EagleTribune.com, North Andover, MA


September 1, 2013

Editorial: Romero’s career demonstrates the value of professional leadership

In his last appearance before the City Council prior to his retirement, Lawrence Police Chief John Romero was humble as he accepted the appreciation of the city’s leaders.

Romero came to Lawrence as police chief nearly 15 years ago following two decades in the New York City Police Department. Tuesday, his tenure in Lawrence comes to an end.

“While I love New York City, nothing matches my 15 years in Lawrence,” Romero told the councilors. “I hope I left the city and the department better than I found it.”

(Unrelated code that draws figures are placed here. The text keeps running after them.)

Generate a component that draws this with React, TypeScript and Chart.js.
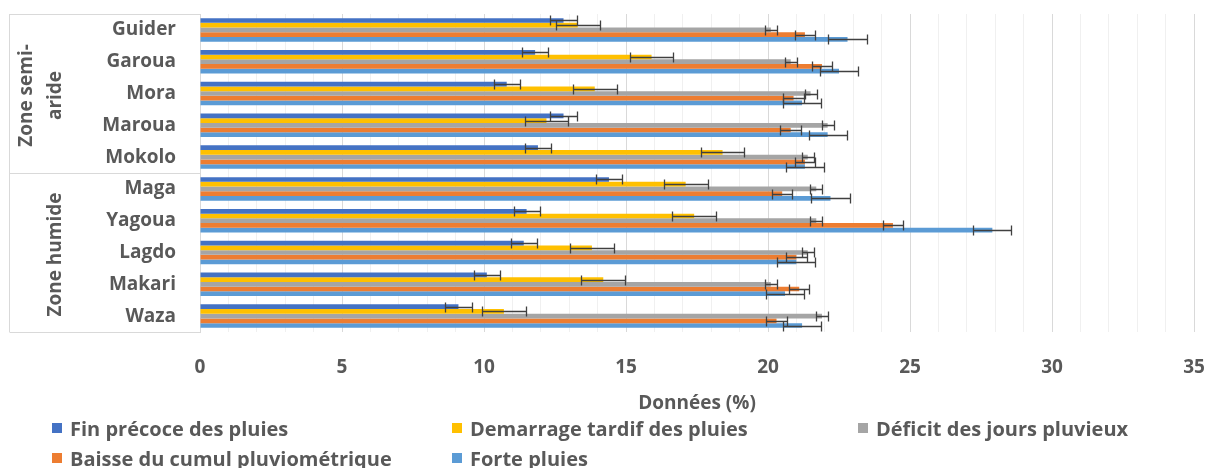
import React, { useEffect, useRef } from "react";
import { Chart, registerables } from "chart.js";

Chart.register(...registerables);

// ---- Data ----
const categories = ["Guider", "Garoua", "Mora", "Maroua", "Mokolo", "Maga", "Yagoua", "Lagdo", "Makari", "Waza"];

const seriesNames = [
  "Fin précoce des pluies",
  "Demarrage tardif des pluies",
  "Déficit des jours pluvieux",
  "Baisse du cumul pluviométrique",
  "Forte pluies",
];

const finPrecoce = [12.8, 11.8, 10.8, 12.8, 11.9, 14.4, 11.5, 11.4, 10.1, 9.1];
const demarrageTardif = [13.3, 15.9, 13.9, 12.2, 18.4, 17.1, 17.4, 13.8, 14.2, 10.7];
const deficitJours = [20.1, 20.8, 21.5, 22.1, 21.4, 21.7, 21.7, 21.4, 20.1, 21.9];
const baisseCumul = [21.3, 21.9, 20.9, 20.8, 21.3, 20.5, 24.4, 21.0, 21.1, 20.3];
const fortePluies = [22.8, 22.5, 21.2, 22.1, 21.3, 22.2, 27.9, 21.0, 20.6, 21.2];

const errFinPrecoce = [0.46, 0.46, 0.46, 0.46, 0.46, 0.46, 0.46, 0.46, 0.46, 0.46];
const errDemarrage = [0.77, 0.77, 0.77, 0.77, 0.77, 0.77, 0.77, 0.77, 0.77, 0.77];
const errDeficit = [0.21, 0.21, 0.21, 0.21, 0.21, 0.21, 0.21, 0.21, 0.21, 0.21];
const errBaisse = [0.36, 0.36, 0.36, 0.36, 0.36, 0.36, 0.36, 0.36, 0.36, 0.36];
const errForte = [0.67, 0.67, 0.67, 0.67, 0.67, 0.67, 0.67, 0.67, 0.67, 0.67];

const zoneLabels = [["Zone semi-", "aride"], ["Zone humide"]];
const zoneStart = [0, 5];
const zoneEnd = [4, 9];

const xTickValues = [0, 5, 10, 15, 20, 25, 30, 35];
const axisTitle = "Données (%)";

// ---- Styles ----
const seriesColors = ["#4472C4", "#FFC000", "#A5A5A5", "#ED7D31", "#5B9BD5"];
const FONT = "'Open Sans', 'Noto Sans', sans-serif";
const TEXT = "#595959";
const LINE = "#D9D9D9";

export default function App() {
  const ref = useRef<HTMLCanvasElement>(null);

  useEffect(() => {
    if (!ref.current) return;
    const values = [finPrecoce, demarrageTardif, deficitJours, baisseCumul, fortePluies];
    const errors = [errFinPrecoce, errDemarrage, errDeficit, errBaisse, errForte];

    const errorBars = {
      id: "errorBars",
      afterDatasetsDraw(chart: any) {
        const ctx = chart.ctx;
        const xs = chart.scales.x;
        ctx.save();
        ctx.strokeStyle = "#404040";
        ctx.lineWidth = 1.3;
        chart.data.datasets.forEach((_ds: any, i: number) => {
          const meta = chart.getDatasetMeta(i);
          meta.data.forEach((bar: any, j: number) => {
            const v = values[i][j];
            const e = errors[i][j];
            const x1 = Math.round(xs.getPixelForValue(v - e)) + 0.5;
            const x2 = Math.round(xs.getPixelForValue(v + e)) + 0.5;
            const y = Math.round(bar.y) + 0.5;
            ctx.beginPath();
            ctx.moveTo(x1, y);
            ctx.lineTo(x2, y);
            ctx.moveTo(x1, y - 5);
            ctx.lineTo(x1, y + 5);
            ctx.moveTo(x2, y - 5);
            ctx.lineTo(x2, y + 5);
            ctx.stroke();
          });
        });
        ctx.restore();
      },
    };

    const zones = {
      id: "zones",
      afterDraw(chart: any) {
        const ctx = chart.ctx;
        const { top, bottom, left } = chart.chartArea;
        const ys = chart.scales.y;
        const half = (ys.getPixelForValue(1) - ys.getPixelForValue(0)) / 2;
        const boxLeft = 9.5;
        ctx.save();
        ctx.strokeStyle = LINE;
        ctx.lineWidth = 1;
        ctx.beginPath();
        ctx.moveTo(boxLeft, Math.round(top) + 0.5);
        ctx.lineTo(left, Math.round(top) + 0.5);
        ctx.moveTo(boxLeft, Math.round(bottom) + 0.5);
        ctx.lineTo(left, Math.round(bottom) + 0.5);
        ctx.moveTo(boxLeft, top);
        ctx.lineTo(boxLeft, bottom);
        for (let z = 1; z < zoneStart.length; z++) {
          const yy = Math.round(ys.getPixelForValue(zoneStart[z]) - half) + 0.5;
          ctx.moveTo(boxLeft, yy);
          ctx.lineTo(left, yy);
        }
        ctx.stroke();

        ctx.fillStyle = TEXT;
        ctx.font = `bold 19px ${FONT}`;
        ctx.textAlign = "center";
        ctx.textBaseline = "middle";
        zoneLabels.forEach((lines, z) => {
          const y0 = ys.getPixelForValue(zoneStart[z]) - half;
          const y1 = ys.getPixelForValue(zoneEnd[z]) + half;
          const yc = (y0 + y1) / 2 + 2;
          lines.forEach((line, k) => {
            const xc = 56 - 29 * (lines.length - 1 - k);
            ctx.save();
            ctx.translate(xc, yc);
            ctx.rotate(-Math.PI / 2);
            ctx.fillText(line, 0, 0);
            ctx.restore();
          });
        });
        ctx.restore();
      },
    };

    const chart = new Chart(ref.current, {
      type: "bar",
      data: {
        labels: categories,
        datasets: seriesNames.map((name, i) => ({
          label: name,
          data: values[i],
          backgroundColor: seriesColors[i],
          borderWidth: 0,
          categoryPercentage: 0.74,
          barPercentage: 1.0,
        })),
      },
      options: {
        indexAxis: "y",
        responsive: true,
        maintainAspectRatio: false,
        animation: false,
        events: [],
        layout: { padding: { top: 14, right: 15, left: 0, bottom: 0 } },
        scales: {
          x: {
            min: 0,
            max: 35,
            ticks: {
              stepSize: 1,
              autoSkip: false,
              maxRotation: 0,
              color: TEXT,
              font: { family: FONT, size: 19, weight: "bold" },
              padding: 24,
              callback: (v: any) => (xTickValues.includes(Number(v)) ? String(v) : ""),
            },
            grid: {
              drawTicks: false,
              lineWidth: 1,
              color: (c: any) => (c.tick && c.tick.value % 5 === 0 ? LINE : "#F0F0F0"),
            },
            border: { display: false },
            title: {
              display: true,
              text: axisTitle,
              color: TEXT,
              font: { family: FONT, size: 19, weight: "bold" },
              padding: { top: 0, bottom: 53 },
            },
            afterFit: (s: any) => {
              s.height = 136;
              s.paddingLeft = 0;
              s.paddingRight = 0;
            },
          },
          y: {
            ticks: {
              color: TEXT,
              font: { family: FONT, size: 19, weight: "bold" },
              padding: 24,
            },
            grid: { display: false, drawTicks: false },
            border: { display: true, color: LINE },
            afterFit: (s: any) => {
              s.width = 200;
              s.paddingTop = 0;
              s.paddingBottom = 0;
            },
          },
        },
        plugins: {
          legend: { display: false },
          tooltip: { enabled: false },
        },
      },
      plugins: [errorBars, zones],
    } as any);
    return () => chart.destroy();
  }, []);

  const legendLeft = [52, 452, 858];
  const legendTop = [428, 458];

  return (
    <div style={{ position: "fixed", left: 0, top: 0, width: 1209, height: 468, background: "#fff", overflow: "hidden" }}>
      <canvas ref={ref} />
      {seriesNames.map((name, i) => {
        const col = i % 3;
        const row = Math.floor(i / 3);
        return (
          <div
            key={name}
            style={{
              position: "absolute",
              left: legendLeft[col],
              top: legendTop[row] - 12,
              height: 24,
              display: "flex",
              alignItems: "center",
              fontFamily: FONT,
              fontWeight: 700,
              fontSize: 20,
              color: TEXT,
              whiteSpace: "nowrap",
            }}
          >
            <span style={{ display: "inline-block", width: 10, height: 10, background: seriesColors[i], marginRight: 8 }} />
            {name}
          </div>
        );
      })}
    </div>
  );
}
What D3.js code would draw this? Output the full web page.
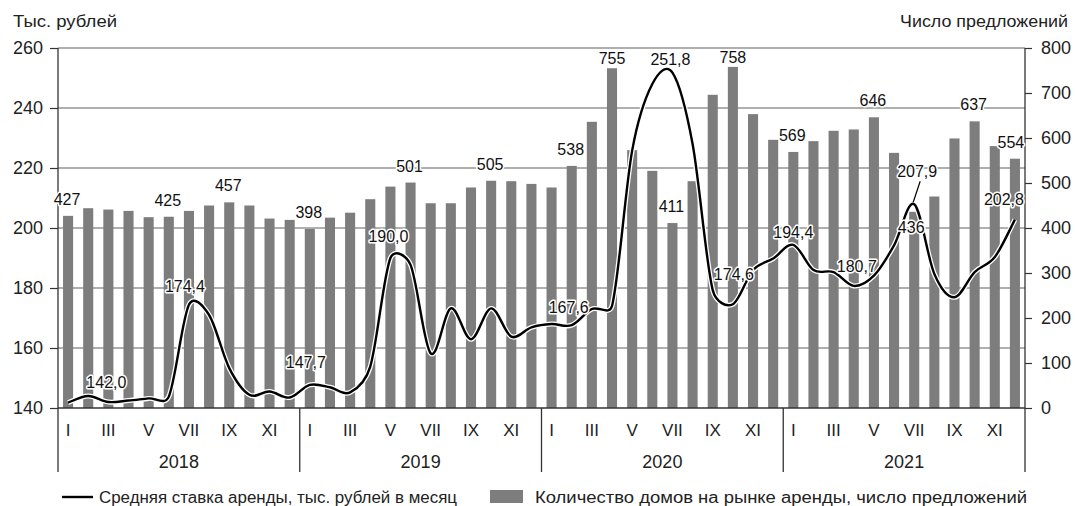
<!DOCTYPE html>
<html><head><meta charset="utf-8">
<script src="https://cdn.jsdelivr.net/npm/d3@7"></script>
<style>
html,body{margin:0;padding:0;background:#fff;}
svg{display:block;font-family:"Liberation Sans",Arial,sans-serif;}
.halo{paint-order:stroke;stroke:#fff;stroke-width:3px;stroke-linejoin:round;}
</style></head>
<body><svg id="c" width="1075" height="506"></svg>
<script>
// ---- data ----
const years = ["2018","2019","2020","2021"];
const monthLabels = ["I","","III","","V","","VII","","IX","","XI",""];
const offers = [
  427,444,441,438,424,425,438,450,457,450,421,418,
  398,423,434,464,492,501,455,455,490,505,504,498,
  490,538,636,755,573,527,411,504,696,758,653,596,
  569,593,616,619,646,567,436,470,599,637,582,554
];
const rent = [
  141.8,144.0,142.0,142.5,143.2,143.8,174.4,171.0,153.3,144.4,145.5,143.5,
  147.7,146.9,145.2,153.8,190.0,187.7,158.2,173.2,162.9,173.2,163.8,166.9,
  168.0,167.6,173.0,174.0,225.8,248.0,251.8,228.0,179.3,174.6,186.0,189.8,
  194.4,186.0,185.3,180.7,184.1,194.2,207.9,184.7,176.9,185.3,190.3,202.8
];
const leftTicks = [140,160,180,200,220,240,260];
const rightTicks = [0,100,200,300,400,500,600,700,800];
const offerLabelIdx = [0,5,8,12,17,21,25,27,30,33,36,40,42,45,47];
const rentLabelIdx = [2,6,12,16,25,30,33,36,39,42,47];
const leftTitle = "Тыс. рублей";
const rightTitle = "Число предложений";
const legendLine = "Средняя ставка аренды, тыс. рублей в месяц";
const legendBar = "Количество домов на рынке аренды, число предложений";

// smoothed curve in the style of spreadsheet "smoothed lines":
// Catmull-Rom Bezier arms (1/6 of neighbour chord), capped at half the segment length
function SmoothCurve(context) { this._context = context; }
SmoothCurve.prototype = {
  areaStart() {}, areaEnd() {},
  lineStart() { this._pts = []; },
  point(px, py) { this._pts.push([+px, +py]); },
  lineEnd() {
    const p = this._pts, c = this._context, n = p.length;
    if (!n) return;
    c.moveTo(p[0][0], p[0][1]);
    const arm = (a, b, seg) => {
      const dx = b[0] - a[0], dy = b[1] - a[1];
      const len = Math.hypot(dx, dy) || 1;
      const want = len / 6, cap = seg / 2;
      const k = (want > cap ? cap / len : 1 / 6);
      return [dx * k, dy * k];
    };
    for (let i = 0; i < n - 1; i++) {
      const P0 = p[i - 1] || p[i], P1 = p[i], P2 = p[i + 1], P3 = p[i + 2] || p[i + 1];
      const seg = Math.hypot(P2[0] - P1[0], P2[1] - P1[1]);
      const a1 = arm(P0, P2, seg), a2 = arm(P1, P3, seg);
      c.bezierCurveTo(P1[0] + a1[0], P1[1] + a1[1], P2[0] - a2[0], P2[1] - a2[1], P2[0], P2[1]);
    }
  }
};
const smoothCurve = ctx => new SmoothCurve(ctx);

// ---- layout ----
const L = 58, R = 1025, T = 48, B = 408;
const svg = d3.select("#c");
const idx = d3.range(offers.length);
const x = d3.scaleBand().domain(idx).range([L, R]).paddingInner(0.5).paddingOuter(0.25);
const cx = i => x(i) + x.bandwidth() / 2;
const step = x.step();
const yL = d3.scaleLinear().domain([140, 260]).range([B, T]);
const yR = d3.scaleLinear().domain([0, 800]).range([B, T]);
const fmt = v => d3.format(".1f")(v).replace(".", ",");

// gridlines
svg.append("g").selectAll("line").data(leftTicks.slice(1)).join("line")
  .attr("x1", L).attr("x2", R).attr("y1", d => yL(d)).attr("y2", d => yL(d))
  .attr("stroke", "#949494").attr("stroke-width", 1.3);

// bars
svg.append("g").selectAll("rect").data(idx).join("rect")
  .attr("x", i => x(i)).attr("width", x.bandwidth())
  .attr("y", i => yR(offers[i])).attr("height", i => B - yR(offers[i]))
  .attr("fill", "#7d7d7d");

// axes
const gl = svg.append("g").attr("transform", `translate(${L},0)`)
  .call(d3.axisLeft(yL).tickValues(leftTicks).tickSize(8).tickPadding(7));
const gr = svg.append("g").attr("transform", `translate(${R},0)`)
  .call(d3.axisRight(yR).tickValues(rightTicks).tickSize(7).tickPadding(9));
[gl, gr].forEach(g => {
  g.select(".domain").remove();
  g.selectAll("line").attr("stroke", "#333").attr("stroke-width", 1.2);
  g.selectAll("text").attr("font-size", 18).attr("fill", "#222")
    .attr("font-family", "Liberation Sans, Arial, sans-serif");
});
// axis lines
svg.append("line").attr("x1", L).attr("x2", R).attr("y1", B).attr("y2", B)
  .attr("stroke", "#333").attr("stroke-width", 1.3);
svg.append("line").attr("x1", L).attr("x2", L).attr("y1", T).attr("y2", B)
  .attr("stroke", "#333").attr("stroke-width", 1.3);
svg.append("line").attr("x1", R).attr("x2", R).attr("y1", T).attr("y2", B)
  .attr("stroke", "#333").attr("stroke-width", 1.3);
// year separators
svg.append("g").selectAll("line").data(d3.range(years.length + 1)).join("line")
  .attr("x1", k => L + k * 12 * step).attr("x2", k => L + k * 12 * step)
  .attr("y1", B).attr("y2", 472).attr("stroke", "#333").attr("stroke-width", 1.3);

// month labels
svg.append("g").selectAll("text").data(idx.filter(i => monthLabels[i % 12] !== "")).join("text")
  .attr("x", i => cx(i)).attr("y", 430).attr("dy", "0.35em")
  .attr("text-anchor", "middle").attr("font-size", 17).attr("fill", "#222")
  .text(i => monthLabels[i % 12]);
// year labels
svg.append("g").selectAll("text").data(years).join("text")
  .attr("x", (d, k) => L + (k + 0.5) * 12 * step).attr("y", 462).attr("dy", "0.35em")
  .attr("text-anchor", "middle").attr("font-size", 18).attr("fill", "#222")
  .text(d => d);

// line
const line = d3.line().x(i => cx(i)).y(i => yL(rent[i])).curve(smoothCurve);
svg.append("path").attr("d", line(idx)).attr("fill", "none")
  .attr("stroke", "#fff").attr("stroke-width", 5).attr("stroke-linejoin", "round");
svg.append("path").attr("d", line(idx)).attr("fill", "none")
  .attr("stroke", "#000").attr("stroke-width", 2.4).attr("stroke-linejoin", "round");

// bar value labels
const barLabelPos = {27: [0, -4], 33: [0, -4], 42: [-3, 21], 47: [-4, -11]};
svg.append("g").selectAll("text").data(offerLabelIdx).join("text")
  .attr("class", "halo")
  .attr("x", i => cx(i) + (barLabelPos[i] ? barLabelPos[i][0] : -1))
  .attr("y", i => yR(offers[i]) + (barLabelPos[i] ? barLabelPos[i][1] : -11))
  .attr("text-anchor", "middle").attr("font-size", 16).attr("fill", "#111")
  .text(i => offers[i]);

// rent value labels
const rentLabelPos = {2: [-2, -14], 6: [-4, -13], 12: [-4, -17], 16: [-2, -16], 25: [-3, -12],
  30: [-2, -8], 33: [1, -24], 36: [0, -7], 39: [3, -14], 42: [3, -27], 47: [-11, -15]};
// leader for 207,9
svg.append("line").attr("x1", cx(42) + 6).attr("y1", yL(rent[42]) - 23)
  .attr("x2", cx(42) - 1).attr("y2", yL(rent[42]) - 2).attr("stroke", "#000").attr("stroke-width", 1.2);
svg.append("g").selectAll("text").data(rentLabelIdx).join("text")
  .attr("class", "halo")
  .attr("x", i => cx(i) + rentLabelPos[i][0])
  .attr("y", i => yL(rent[i]) + rentLabelPos[i][1])
  .attr("text-anchor", "middle").attr("font-size", 16).attr("fill", "#111")
  .text(i => fmt(rent[i]));

// titles
svg.append("text").attr("x", 13).attr("y", 27).attr("font-size", 16).attr("fill", "#222")
  .attr("textLength", 104).attr("lengthAdjust", "spacingAndGlyphs").text(leftTitle);
svg.append("text").attr("x", 900).attr("y", 27).attr("font-size", 16).attr("fill", "#222")
  .attr("textLength", 168).attr("lengthAdjust", "spacingAndGlyphs").text(rightTitle);

// legend
const lg = svg.append("g");
lg.append("line").attr("x1", 62).attr("x2", 93).attr("y1", 497).attr("y2", 497).attr("stroke", "#000").attr("stroke-width", 2.4);
lg.append("text").attr("x", 99).attr("y", 503).attr("font-size", 16).attr("fill", "#222")
  .attr("textLength", 358).attr("lengthAdjust", "spacingAndGlyphs").text(legendLine);
lg.append("rect").attr("x", 490).attr("y", 490).attr("width", 33).attr("height", 13).attr("fill", "#7d7d7d");
lg.append("text").attr("x", 535).attr("y", 503).attr("font-size", 16).attr("fill", "#222")
  .attr("textLength", 492).attr("lengthAdjust", "spacingAndGlyphs").text(legendBar);
</script></body></html>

There’s no question that he did. Romero’s time leading the Police Department is proof that competent, professional management is possible in Lawrence, a city that too many have written off as hopeless.

During Romero’s time in New York, he rose from transit police trainee to precinct commander in one of the city’s toughest neighborhoods. Romero took the lessons he learned there — the importance of reaching out to the community, the positive effect of controlling petty “quality of life” crime — and brought them to Lawrence.

The first thing Romero did was get the department itself under control. At the time, the police department was rife with factionalism and its ranks clogged with those taking advantage of a lenient disability and sick leave system. Romero established new standards of performance and conduct for his officers and began to weed out those unwilling or unable to return to work, which allowed him to put more officers on the streets.

It was no easy task but it left him with a core of professional and competent police officers ready to spend more time fighting crime than fighting among themselves.

Romero used computerized crime statistics to give the department leads on when and where certain crimes were likely to occur — and crime rates began to fall. In New York, Romero had worked with the anti-graffiti unit of the Transit Police, which fought the plague of paint scrawls on the city’s subway cars. Romero learned that these supposedly “victimless” quality-of-life crimes had consequences, lowering the morale of neighborhoods and producing the sense that the bad guys were in control.